Robert Tanitch reviews Eugene O’Neil’s A Moon for the Misbegotten at Almeida Theatre, London

Robert Tanitch reviews Eugene O’Neil’s A Moon for the Misbegotten at Almeida Theatre, London

Eugene O’Neill’s last play, a powerful and heartbreaking drama of aching loneliness and unrequited love, is given an expressionistic production by Rebecca Frecknall and performed on an ugly messy timbered stage.

A Moon for the Misbegotten, written in 1943 but not staged until 1957, four years after his death, is a sequel to his greatest play, the autobiographical Long Day’s Journey into Night.

O’Neill wrote A Moon for the Misbegotten to show his “deep pity, forgiveness and understanding” for his elder brother, Jamie. He set the action in 1923, the year when Jamie, nearly blind and mad from too much alcohol, died of cerebral apoplexy.

The action takes place in a run-down pig farm in Connecticut. Phil Rogan and his daughter, Josie, fear that James Tyrone, their landlord, intends to double cross them and sell their farm.
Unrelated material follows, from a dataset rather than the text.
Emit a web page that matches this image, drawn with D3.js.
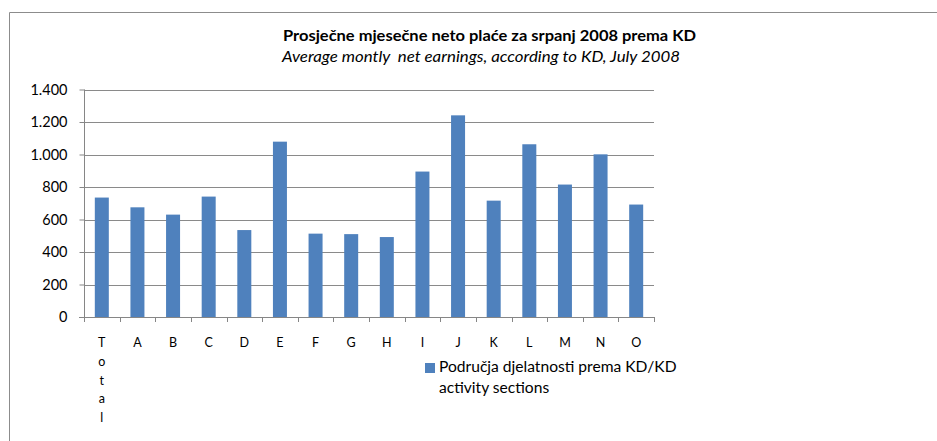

They scheme to seduce him and get him into her bed, where compromised, they can then blackmail him.

There are big performances by Ruth Wilson and David Threlfall; but there is also too much shouting and mumbling.

Tyrone knows that Josie is not the whore she pretends to be and respects her far too much to seduce her. What he wants is for her to hear his long confession about his shameful behaviour when his mother died. He is looking for redemption, not sex, and needs a mother substitute, not a lover.

Michael Shannon lives up to Josie’s description of Tyrone as “walking like a dead man behind his own coffin”.

Eugene O’Neill is the first great American playwright, and he has written many memorable plays; but, as always, he talks far too much and for far too long. Three hours is taxing for actors and audience alike.